On Wednesday night, one of the supposed great rivalries of the last seven or so seasons will resume and this time it's for divisional bragging rights to boot when the Pittsburgh Penguins visit the Washington Capitals with first place in the Metropolitan Division up for grabs. So many are wondering: is the Sidney Crosby and Alex Ovechkin rivalry ready to fully resume?
The more pressing question though should be about a different former Hart Trophy winner for the Penguins and Ovechkin's Russian comrade, Evgeni Malkin. More specifically: What the heck is going on with him? It seems like a completely ludicrous question to ask of a player with 20 points in 21 games but it's certainly one being asked by a lot of people because nobody is seeing the Geno that we all become accustomed to seeing.
Credit where it is due to Malkin, he hasn't stopped putting up points and helping the offense lately. In the month of November he has 10 assists in eight games and nobody is going to poo-poo on that, it's impressive. It's just the goose egg in the goals category that has people stumped.
That goal-scoring slump goes back before Halloween, too. You have to go all the way back to Oct. 17 to find the last time Malkin scored a goal, a span of 14 games.
We're talking about a player who had 50 goals the last time the NHL played a full 82-game season in 2011-12. We're talking about a player who is still in his prime years at 27 years of age and who has never failed to score 30 goals in a season where he played 70 games or more. We're talking about Evgeni bleepin' Malkin.
As is the case with any goal-scorer's slumping ways, Malkin is being dealt some rough hands at the moment, experiencing some bad luck. His shooting percentage this season is currently down at 5.4 percent, well below his career average of 12.6. It happens to the best of 'em; sometimes the hockey gods just decide to conspire against you for a while.
But 14 games for a player of his caliber? Either he broke a mirror beneath a ladder while a black cat crossed his path causing him to spill salt or it's not all about the L word.
Really, this slump can be viewed as being more prolonged than just the three goals in 21 games this season. Including the last postseason, Malkin has just 16 goals in his last 57 games, a 23-goal pace over a full campaign. It's a much larger sample size than the 14-game drought right now or even the 21 games of this season and thus a little more telling ... or concerning.
Don't mistake matters, that 82-game pace is still nice production -- especially when he continues racking up assists with little problem -- it's just not what we've all come to expect from a player with the second-highest salary cap hit in the league.
Reality of the matter is there are other reasons why Malkin is scoring less. The simplest: he's shooting less. A lot less. Through 21 games this season he is averaging the fewest shots per game of his career by a rather wide margin. He has put 2.67 shots on goal per game this season, his career low was 3.10 per game as a rookie. It has dipped even more recently as Malkin has 22 shots in the last 12 games, not even two per game. On Saturday he went without a shot completely. Obviously the less frequently you shoot, the less likely you are to score.
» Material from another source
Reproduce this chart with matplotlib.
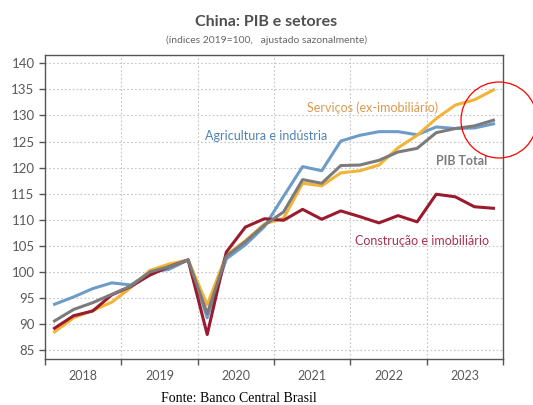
import numpy as np
import matplotlib
matplotlib.use('Agg')
import matplotlib.pyplot as plt
from matplotlib.patches import Ellipse

plt.rcParams['font.family'] = ['Lato', 'DejaVu Sans']

years = ['2018', '2019', '2020', '2021', '2022', '2023']
n_quarters = 24

agricultura = [93.8, 95.2, 96.8, 97.9, 97.5, 99.9, 100.5, 102.3, 91.2, 102.5, 105.2, 108.7,
               114.5, 120.2, 119.4, 125.1, 126.2, 126.9, 126.9, 126.3, 127.8, 127.5, 127.6, 128.4]
servicos = [88.5, 91.2, 92.6, 94.2, 97.0, 100.3, 101.5, 102.3, 93.7, 103.2, 106.0, 109.2,
            110.3, 117.0, 116.5, 119.0, 119.4, 120.5, 123.8, 126.2, 129.4, 132.0, 133.0, 134.9]
pib_total = [90.6, 92.8, 94.1, 95.7, 97.3, 100.0, 101.0, 102.3, 92.0, 103.0, 105.8, 109.0,
             111.5, 117.7, 117.0, 120.4, 120.5, 121.4, 123.0, 123.7, 126.7, 127.5, 128.0, 129.1]
construcao = [89.2, 91.6, 92.5, 95.6, 97.2, 99.4, 101.0, 102.3, 88.0, 103.8, 108.6, 110.2,
              109.9, 112.0, 110.1, 111.7, 110.6, 109.4, 110.8, 109.6, 114.9, 114.4, 112.5, 112.2]

x = np.arange(n_quarters) + 0.5

fig = plt.figure(figsize=(5.33, 4.05), dpi=100)
ax = fig.add_axes([45/533, 46/405, 458/533, 304/405])

ax.plot(x, agricultura, color='#6e9cc9', lw=2.2, zorder=3)
ax.plot(x, servicos, color='#f2b437', lw=2.2, zorder=3)
ax.plot(x, construcao, color='#9b1b2e', lw=2.2, zorder=4)
ax.plot(x, pib_total, color='#7b7b7b', lw=2.2, zorder=5)

ax.set_xlim(0, 24)
ax.set_ylim(83.3, 141.6)
ax.set_yticks(range(85, 141, 5))
ax.set_xticks(range(0, 25, 4))
ax.set_xticklabels([])
ax.set_xticks(np.arange(2, 24, 4), minor=True)
ax.set_xticklabels(years, minor=True)
ax.tick_params(axis='x', which='minor', length=0, pad=8)
ax.tick_params(axis='both', which='major', direction='out', length=4, width=1, color='#555555')
ax.tick_params(axis='y', which='major', labelsize=9.5)
ax.tick_params(axis='both', which='both', labelcolor='#595959')
ax.tick_params(axis='x', which='minor', labelsize=9)

ax.grid(True, which='major', linestyle=(0, (1.5, 2)), color='#c4c4c4', lw=0.8)
for s in ax.spines.values():
    s.set_color('#555555')
    s.set_linewidth(1.0)

ax.text(0.571, 0.825, 'Serviços (ex-imobiliário)', transform=ax.transAxes,
        color='#d99a4e', fontsize=9, ha='left', va='center')
ax.text(0.350, 0.733, 'Agricultura e indústria', transform=ax.transAxes,
        color='#4f82b0', fontsize=9, ha='left', va='center')
ax.text(0.854, 0.651, 'PIB Total', transform=ax.transAxes,
        color='#7b7b7b', fontsize=9, fontweight='bold', ha='left', va='center')
ax.text(0.677, 0.388, 'Construção e imobiliário', transform=ax.transAxes,
        color='#a83050', fontsize=9, ha='left', va='center')

fig.text(0.5, 1 - 22/405, 'China: PIB e setores', ha='center', va='center',
         fontsize=11.5, fontweight='bold', color='#4f4f4f')
fig.text(0.5, 1 - 40/405, '(índices 2019=100,   ajustado sazonalmente)', ha='center',
         va='center', fontsize=7.5, color='#666666')
fig.text(239/533, 1 - 398/405, 'Fonte: Banco Central Brasil', ha='center', va='center',
         fontsize=10, color='black', family='Liberation Serif')

circle = Ellipse((499/533, 1 - 120/405), 76/533, 76/405, transform=fig.transFigure,
                 fill=False, edgecolor='red', lw=0.9)
fig.patches.append(circle)

fig.savefig('out.png', dpi=100)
Again those, scoring slumps come and go, even prolonged ones. Perhaps more concerning are his possession numbers. His Corsi For percentage (which simply measures the percentage of total shot attempts in a team's favor when a particular player is on the ice) is down to 48.7 percent this season in 21 games, well below the 56.5 percent he had just last season. Or for those who prefer the more basic if not more flawed plus/minus, he's a minus-6 this season where he was a plus-18 in 2011-12.
It doesn't help Malkin's cause that Malkin's linemate James Neal has been injured for parts of this season but that still doesn't completely explain away the scoring issues Malkin is facing this season.
Last week everybody's favorite hockey broadcaster Pierre McGuire joined a Pittsburgh radio station and expressed his concern over Malkin's game which hasn't gotten a heck of a lot better in the week since.
"Evgeni Malkin didn't compete hard enough. You can't massage it, you can't masquerade. I mean the bottom line is if you want to play in this league you got to compete every single day and every single night. And he's a star player, he needs to compete harder, I think he knows that."
Whether it's a matter of competing harder, taking more shots or just visiting a witch-doctor to lift the hex,something is going to have to change for Malkin the mojo back, something the Penguins could really use too. It's probably not a coincidence that the Penguins are just 7-7 in Malkin's slump.
This drought won't last forever and when it does end it could very well end with a vengeance and a balancing hot streak as is often the case. Still, it's fair to wonder if Malkin's game isn't changing. Again, that doesn't make him a lesser player by any stretch, he's still a point-per-game player and it's great to have the abilities on the puck and passing it to fall back on that Malkin has, but we expect to see Malkin tickling the twine.
If Malkin needs any kind of pick-me-up, perhaps all he has to do is look at the other bench on Wednesday night and see Ovechkin, a guy who himself hit a major snag in his career only to have been rejuvenated in the last two seasons. He'll get it right sooner rather than later but unless his game takes a turn with his luck, we might see a slightly different Geno from now on.